Confessions of an English Major
I know what I am supposed to get out of a book, but this is what I was really thinking…
I am starting this blog post to open up conversations about books that stray from the traditional literary analysis to play with the odd and sometimes random ideas we take from the books we read. Think of it as catharsis for book group members and solo readers alike. I am your English Major priest, and when you step into the “confessional” you can admit to what you really thought about what you read- not as a forum to tear down someone’s story- please don’t go negative in the comments- but to be able to articulate the weird and unusual messages we can get from a book, and be accepted for wondering about it.
If I had to describe an origin story for this idea, it was probably connected to having read books wildly “out of order” for my age. While I was reading the Trixie Belden mystery series, I was also reading Mill on the Floss. I read Night by Elie Wiesel and Cujo by Stephen King in-between books of Little House on the Prairie, all before I got my braces off. The result is that my mind was filled with strange plants germinated by wonderfully diverse language and experience. Was I always prepared to appreciate it? No. But I developed a comfort level with being sideways on a book. I don’t worry about being “right” or “wrong” because my reaction to a story is only that; my reaction. And I love conversations where I learn about other people’s reactions.
A short story to illustrate my point. My first year at Wesleyan University I was in a program called the Freshman Integrated Program (FRIP) where 23 of us took all three classes (English, History, Philosophy) and had colloquiums designed by our professors together. Because of all of this togetherness, we had come to know each other pretty well. And our connection was formed in the fire of our first semester English class. Our professor was a graduate student from Yale and she had the unenviable task of teaching us the ancient Greek epic poem, The Odyssey, by Homer.
Like another ancient Greek character, Prof. Sisyphus (not her real name)had a lot working against her. First, the class was at 2:50pm and ran for an hour and a half, in a room with a wall of windows that framed the afternoon sun. Anyone who has taught college students knows that late afternoon classes are the worst. I often passed the time in class watching how many of my classmates fell asleep. Record: 4. And not just drowsy, or with their head in the hands. Legitimately asleep. Often snoring. Second, she clearly had a nicotine habit that would start to torture her approximately 45 minutes into the class. Now add to that a group of freshly minted college students used to being over-achieving “A” students confidently sharing their opinions about something you had probably spent years working on for your dissertation. It was brutal. And brutally funny.
One classroom discussion is seared into my brain. It was our last class for the semester. We had finished the book and halfway through the class (sleeping student count: 2) she looked at us all and demanded: “What is the point of The Odyssey?” I remember tipping back in my chair as I waited for someone to answer. There was a moment of silence, and then the student sitting next to her started, “The journey of Odysseus…”

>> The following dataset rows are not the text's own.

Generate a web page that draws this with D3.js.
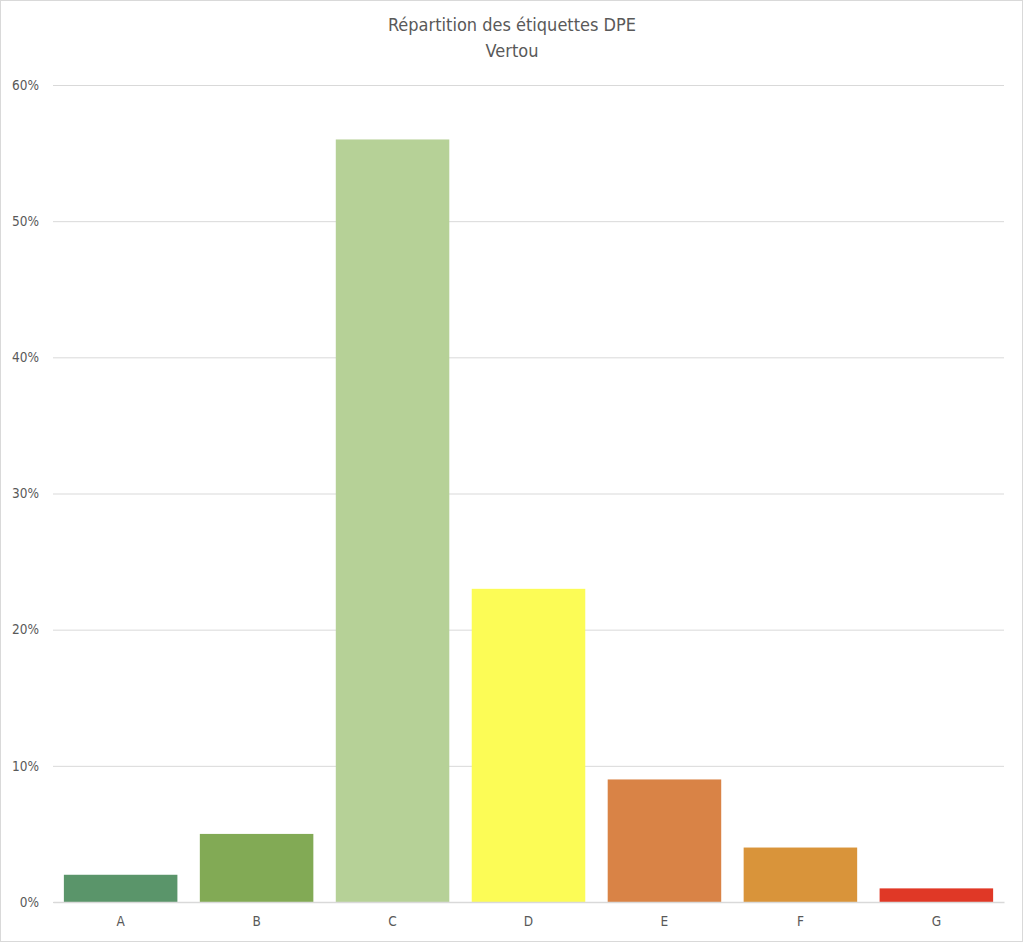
<!DOCTYPE html>
<html>
<head>
<meta charset="utf-8">
<script src="https://cdn.jsdelivr.net/npm/d3@7"></script>
<style>
  body { margin: 0; background: #fff; }
  text { font-family: "DejaVu Sans Condensed", "Liberation Sans", sans-serif; fill: #595959; }
</style>
</head>
<body>
<svg width="1024" height="943"></svg>
<script>
var categories = ["A", "B", "C", "D", "E", "F", "G"];
var shares = [0.02, 0.05, 0.56, 0.23, 0.09, 0.04, 0.01];
var barColors = ["#5a956a", "#82aa55", "#b6d197", "#fcfc56", "#d98346", "#d9943a", "#e03826"];
var yTicks = [0, 0.1, 0.2, 0.3, 0.4, 0.5, 0.6];
var titleLines = ["Répartition des étiquettes DPE", "Vertou"];

var svg = d3.select("svg"),
    width = +svg.attr("width"),
    height = +svg.attr("height");

// chart border
svg.append("rect")
    .attr("x", 0.5).attr("y", 0.5)
    .attr("width", width - 2).attr("height", height - 2)
    .attr("fill", "#fff")
    .attr("stroke", "#d9d9d9");

var plotLeft = 53, plotRight = 1004, plotTop = 85, plotBottom = 902;

var x = d3.scaleBand()
    .domain(categories)
    .range([plotLeft, plotRight])
    .paddingInner(0.165)
    .paddingOuter(0.08);

var y = d3.scaleLinear()
    .domain([0, 0.6])
    .range([plotBottom, plotTop]);

// gridlines
var yAxis = svg.append("g")
    .attr("transform", "translate(" + plotLeft + ",0)")
    .call(d3.axisLeft(y).tickValues(yTicks).tickFormat(d3.format(".0%"))
        .tickSize(-(plotRight - plotLeft)).tickPadding(14));
yAxis.select(".domain").remove();
yAxis.selectAll("line").attr("stroke", "#d9d9d9").attr("stroke-width", 1);
yAxis.selectAll("text").attr("font-size", 13.5).style("fill", "#595959");

// bars
svg.append("g")
    .selectAll("rect")
    .data(shares)
    .enter().append("rect")
    .attr("x", function (d, i) { return x(categories[i]); })
    .attr("y", function (d) { return y(d); })
    .attr("width", x.bandwidth())
    .attr("height", function (d) { return y(0) - y(d); })
    .attr("fill", function (d, i) { return barColors[i]; });

// x axis
var xAxis = svg.append("g")
    .attr("transform", "translate(0," + plotBottom + ")")
    .call(d3.axisBottom(x).tickSize(0).tickPadding(14));
xAxis.select(".domain").attr("stroke", "#d9d9d9").attr("stroke-width", 1.5);
xAxis.selectAll("text").attr("font-size", 13.5).style("fill", "#595959");

// title
svg.append("g")
    .selectAll("text")
    .data(titleLines)
    .enter().append("text")
    .attr("x", 512)
    .attr("y", function (d, i) { return 31 + i * 26; })
    .attr("text-anchor", "middle")
    .attr("font-size", 18)
    .text(function (d) { return d; });
</script>
</body>
</html>
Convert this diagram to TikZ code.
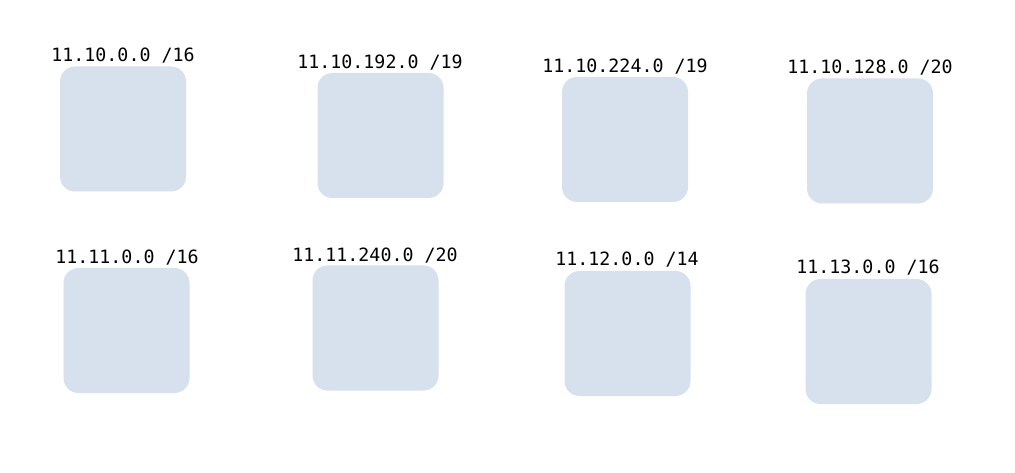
\documentclass[tikz,border=0pt]{standalone}
\usepackage{fontspec}
\setmonofont{DejaVu Sans Mono}
\definecolor{boxfill}{RGB}{214,225,237}
\begin{document}
\begin{tikzpicture}[x=1pt,y=-1pt,
  netbox/.style={fill=boxfill, draw=none, rounded corners=15pt, minimum width=126pt, minimum height=125pt, inner sep=0pt},
  netlabel/.style={font=\ttfamily\fontsize{18.3}{18.3}\selectfont, inner sep=0pt, anchor=base}]
\useasboundingbox (0,0) rectangle (1015,473);
\fill[white] (0,0) rectangle (1015,473);
% top row
\node[netbox] (b1) at (123,129) {};
\node[netbox] (b2) at (380.5,135.5) {};
\node[netbox] (b3) at (625,139.5) {};
\node[netbox] (b4) at (870,141) {};
% bottom row
\node[netbox] (b5) at (126.5,330.5) {};
\node[netbox] (b6) at (375.5,328) {};
\node[netbox] (b7) at (627.5,333.5) {};
\node[netbox] (b8) at (868.5,341.5) {};
% labels
\node[netlabel] (l1) at (123,61.5) {11.10.0.0 /16};
\node[netlabel] (l2) at (380,68.5) {11.10.192.0 /19};
\node[netlabel] (l3) at (625,72.5) {11.10.224.0 /19};
\node[netlabel] (l4) at (870,73.5) {11.10.128.0 /20};
\node[netlabel] (l5) at (127,263.5) {11.11.0.0 /16};
\node[netlabel] (l6) at (375,261.5) {11.11.240.0 /20};
\node[netlabel] (l7) at (627,265.5) {11.12.0.0 /14};
\node[netlabel] (l8) at (868,273.5) {11.13.0.0 /16};
\end{tikzpicture}
\end{document}
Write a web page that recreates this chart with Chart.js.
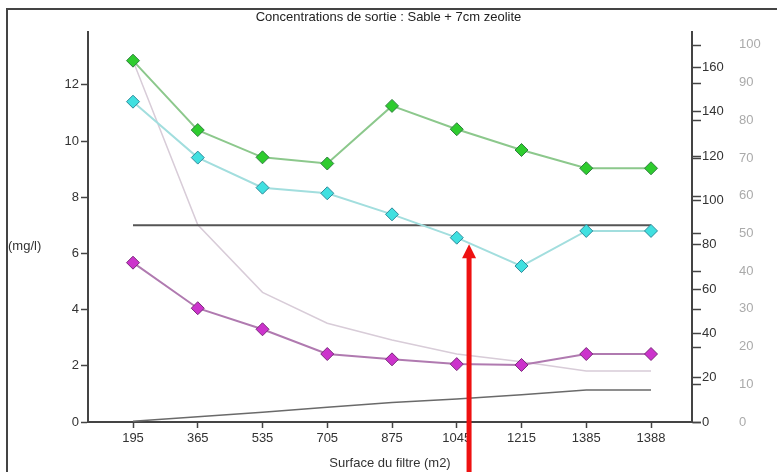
<!DOCTYPE html>
<html>
<head>
  <title>Concentrations de sortie</title>
  <script src="https://cdn.jsdelivr.net/npm/chart.js"></script>
  <style>
    body { margin: 0; background: #fff; }
    #wrap { position: relative; width: 777px; height: 472px; }
    #frame { position: absolute; left: 6px; top: 8px; right: 0; bottom: 0; border-left: 2px solid #444; border-top: 2px solid #444; }
    canvas { position: absolute; left: 0; top: 0; }
  </style>
</head>
<body>
<div id="wrap">
  <div id="frame"></div>
  <canvas id="chart" width="777" height="472"></canvas>
</div>
<script>
  // surfaces du filtre (m2), une par point
  var surfaces = ['195', '365', '535', '705', '875', '1045', '1215', '1385', '1388'];

  // concentrations (mg/l), axe de gauche
  var serieVerte  = [12.86, 10.39, 9.42, 9.20, 11.25, 10.42, 9.68, 9.03, 9.03];
  var serieCyan   = [11.40, 9.41, 8.34, 8.14, 7.39, 6.56, 5.55, 6.80, 6.80];
  var serieViolet = [5.67, 4.05, 3.30, 2.42, 2.23, 2.06, 2.03, 2.42, 2.42];
  var seuil       = [7, 7, 7, 7, 7, 7, 7, 7, 7];

  // courbes grises, axes de droite
  var courbeClaire = [163, 89, 58.5, 44.6, 37, 30.7, 27.2, 23, 23];   // axe 0-160
  var courbeSombre = [0.2, 1.4, 2.6, 3.9, 5.2, 6.1, 7.2, 8.5, 8.5];  // axe 0-100

  // fleche rouge (index de surface, valeur mg/l de la pointe)
  var flecheX = 5.19;
  var flecheY = 6.33;

  var police = "'Liberation Sans', Arial, sans-serif";
  Chart.defaults.font.family = police;

  function points(valeurs) {
    return valeurs.map(function(v, i) { return { x: i, y: v }; });
  }

  var extras = {
    id: 'extras',
    afterDraw: function(chart) {
      var ctx = chart.ctx, area = chart.chartArea;
      var x = chart.scales.x, y = chart.scales.y, y2 = chart.scales.y2;
      ctx.save();
      // graduations de l'echelle 0-100 sur l'axe de droite
      ctx.strokeStyle = '#444';
      ctx.lineWidth = 1.5;
      y2.ticks.forEach(function(t) {
        var py = Math.round(y2.getPixelForValue(t.value)) + 0.5;
        ctx.beginPath();
        ctx.moveTo(area.right, py);
        ctx.lineTo(area.right + 9, py);
        ctx.stroke();
      });
      // unite
      ctx.fillStyle = '#333';
      ctx.font = '13px ' + police;
      ctx.textAlign = 'left';
      ctx.textBaseline = 'middle';
      ctx.fillText('(mg/l)', 8, y.getPixelForValue(6.25));
      // fleche
      var ax = x.getPixelForValue(flecheX);
      var tip = y.getPixelForValue(flecheY);
      ctx.fillStyle = '#ee1111';
      ctx.fillRect(ax - 2.5, tip + 12, 5, chart.height - tip - 12);
      ctx.beginPath();
      ctx.moveTo(ax, tip);
      ctx.lineTo(ax + 7, tip + 14);
      ctx.lineTo(ax - 7, tip + 14);
      ctx.closePath();
      ctx.fill();
      ctx.restore();
    }
  };

  var marqueur = { pointStyle: 'rectRot', pointRadius: 6.5, pointBorderWidth: 1, borderWidth: 2, tension: 0 };

  new Chart(document.getElementById('chart'), {
    type: 'line',
    data: {
      datasets: [
        Object.assign({ data: points(serieVerte), yAxisID: 'y', borderColor: '#8cc88c',
          pointBackgroundColor: '#2ecc2e', pointBorderColor: '#2f7f3f' }, marqueur),
        Object.assign({ data: points(serieCyan), yAxisID: 'y', borderColor: '#a2dede',
          pointBackgroundColor: '#40e0e0', pointBorderColor: '#2f8a9a' }, marqueur),
        Object.assign({ data: points(serieViolet), yAxisID: 'y', borderColor: '#b07ab0',
          pointBackgroundColor: '#cc33cc', pointBorderColor: '#7a2a7a' }, marqueur),
        { data: points(seuil), yAxisID: 'y', borderColor: '#555', borderWidth: 2, pointRadius: 0 },
        { data: points(courbeClaire), yAxisID: 'y1', borderColor: '#d8ccd8', borderWidth: 1.5, pointRadius: 0 },
        { data: points(courbeSombre), yAxisID: 'y2', borderColor: '#6a6a6a', borderWidth: 1.5, pointRadius: 0 }
      ]
    },
    options: {
      responsive: false,
      animation: false,
      layout: { padding: 0 },
      plugins: {
        legend: { display: false },
        tooltip: { enabled: false },
        title: {
          display: true,
          text: 'Concentrations de sortie : Sable + 7cm zeolite',
          color: '#222',
          font: { size: 13, weight: 'normal' },
          padding: { top: 10, bottom: 6.4 }
        }
      },
      scales: {
        x: {
          type: 'linear',
          min: -0.695,
          max: 8.633,
          afterFit: function(s) { s.height = 50; },
          grid: { drawOnChartArea: false, tickLength: 6, tickColor: '#444', tickWidth: 1.5 },
          border: { color: '#444', width: 2 },
          ticks: {
            stepSize: 1, includeBounds: false, autoSkip: false, maxRotation: 0,
            padding: 3, color: '#333', font: { size: 13 },
            callback: function(v) { return surfaces[v] !== undefined ? surfaces[v] : ''; }
          },
          title: { display: true, text: 'Surface du filtre (m2)', color: '#333',
            font: { size: 13 }, padding: { top: 0, bottom: 1 } }
        },
        y: {
          position: 'left',
          min: 0,
          max: 13.88,
          afterFit: function(s) { s.width = 88; },
          grid: { drawOnChartArea: false, tickLength: 7, tickColor: '#444', tickWidth: 1.5 },
          border: { color: '#444', width: 2 },
          ticks: { stepSize: 2, includeBounds: false, padding: 2, color: '#333', font: { size: 13 } }
        },
        y1: {
          position: 'right',
          weight: 0,
          min: 0,
          max: 176,
          afterFit: function(s) { s.width = 40; },
          grid: { drawOnChartArea: false, tickLength: 9, tickColor: '#444', tickWidth: 1.5 },
          border: { color: '#444', width: 2 },
          ticks: { stepSize: 20, includeBounds: false, padding: 1, color: '#333', font: { size: 13 } }
        },
        y2: {
          position: 'right',
          weight: 1,
          min: 0,
          max: 103.4,
          afterFit: function(s) { s.width = 45; },
          grid: { display: false, drawTicks: false },
          border: { display: false },
          ticks: { stepSize: 10, includeBounds: false, padding: 7, color: '#aaa', font: { size: 13 } }
        }
      }
    },
    plugins: [extras]
  });
</script>
</body>
</html>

WRONG. She stared at us. We stared back. The sleepers awoke. Someone from the back corner cleared their throat, “Well, but the themes of the Odyssey are the hero’s…” WRONG. All of our chairs were now firmly on the floor. One by one we all tried our best to answer what THE POINT was of a 24 book poem. The value of perseverance? WRONG. The obstacles that prevent us? WRONG. The importance of having a good loom? WRONG. After we had all failed to elicit anything but the word “WRONG” from our enigmatic leader, she looked at us as the bell rang for the end of class and said one word: “Paternity.” Then she packed up her bag and left the class without even looking at us. I still actually laugh out loud when I think about that class. It was the best.
I like to think that after a semester of having to listen to us regurgitate answers we thought we were supposed to be giving, and in her own way trying to make us think more and failing- she was NOT a good teacher- she just decided that the only way she was going to push us up that hill was to destroy our sense of knowing to make us think more creatively about what we were reading. Either that, or she was really cranky because it had been too long since her last cigarette and she was done with us anyway. It doesn’t matter. Because the lesson I took from that class doesn’t actually depend on her intentions.
And that is true of books too. Authors have intentions and we can analyze their works based on those intentions. But we have our own experiences of books, often irrespective of the author’s intentions- and that has its’ own value. Share what you think about books without a concern for what is “right” or “wrong” but be prepared to think about why and how and if someone tells you you are wrong, listen to them. You might be. Think of what a great conversation that would be. Also, for the record, paternity is a really interesting focal point to analyze The Odyssey on. Thanks, Prof. Sisyphus!